According to the CBC, the climate-related elements are:

“A commitment to phasing out federal government support for the fossil fuel sector — including funding from Crown corporations — starting in 2022.

A commitment to finding new ‘ways to further accelerate the trajectory’ to a net zero economy by 2050.

A ‘Clean Jobs Training Centre’ to support retraining for energy workers as Canada moves away from fossil fuels.

Pretty weak sauce, I’d say, when we’re beginning to experience a potentially civilization-ending calamity, but that’s the state of Canadian politics today.

350.org, fossil fuel divestment, and the campaign in a box

From a social movement perspective, one of the most interesting things about 350.org’s fossil fuel divestment campaign is how they have proliferated the strategy among (often newly formed) independent groups.

One mechanism has been written documents. Bill McKibben told me that reading the Carbon Tracker Initiative’s 2011 report “Unburnable Carbon: Are the World’s Financial Markets Carrying a Carbon Bubble?” was part of what prompted him and Naomi Klein to start promoting fossil fuel divestment. One of the main ways he got attention for the idea was his 2012 Rolling Stone article: “Global Warming’s Terrifying New Math.”

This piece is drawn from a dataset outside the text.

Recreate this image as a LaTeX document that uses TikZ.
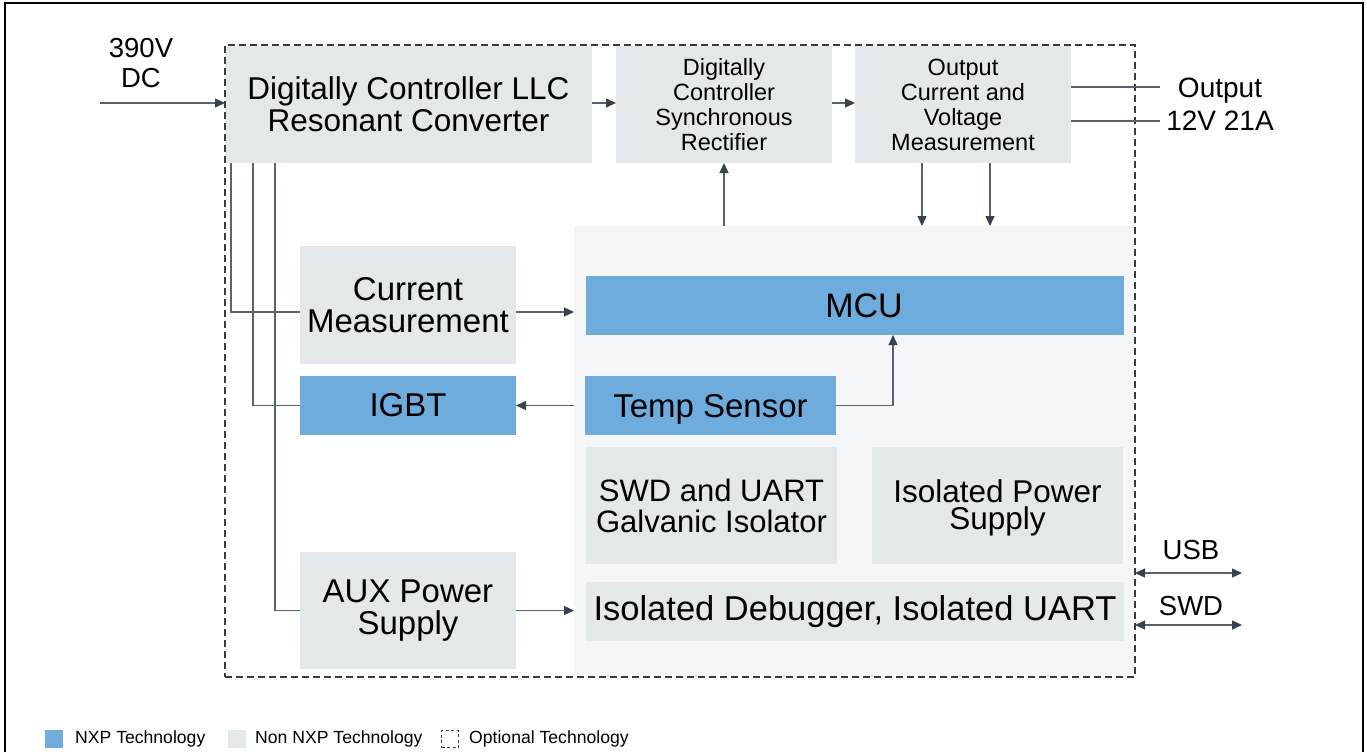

350.org also undertook a “Do the Math” tour in 2012, visiting 21 cities in part to seed divestment campaigns.

350.org and other NGOs that worked to proliferate fossil fuel divestment held convergences for university divestment organizers at Swarthmore College (where Swarthmore Mountain Justice had first tried using divestment against mountaintop removal coal mining) in 2013, as well as in San Francisco and Montreal in 2014.

There are also written materials on setting up and advancing campaigns. A campus guide was released in 2012 and a trainers’ handbook in 2013. There has also been a similar document on their gofossilfree website since 2016.

I won’t get into analysis of the implications of this approach to organizing here, but I was prompted to write this because I have found the “campaign in a box” idea strangely undocumented online, despite how I thought it was a widely discussed feature of the movement.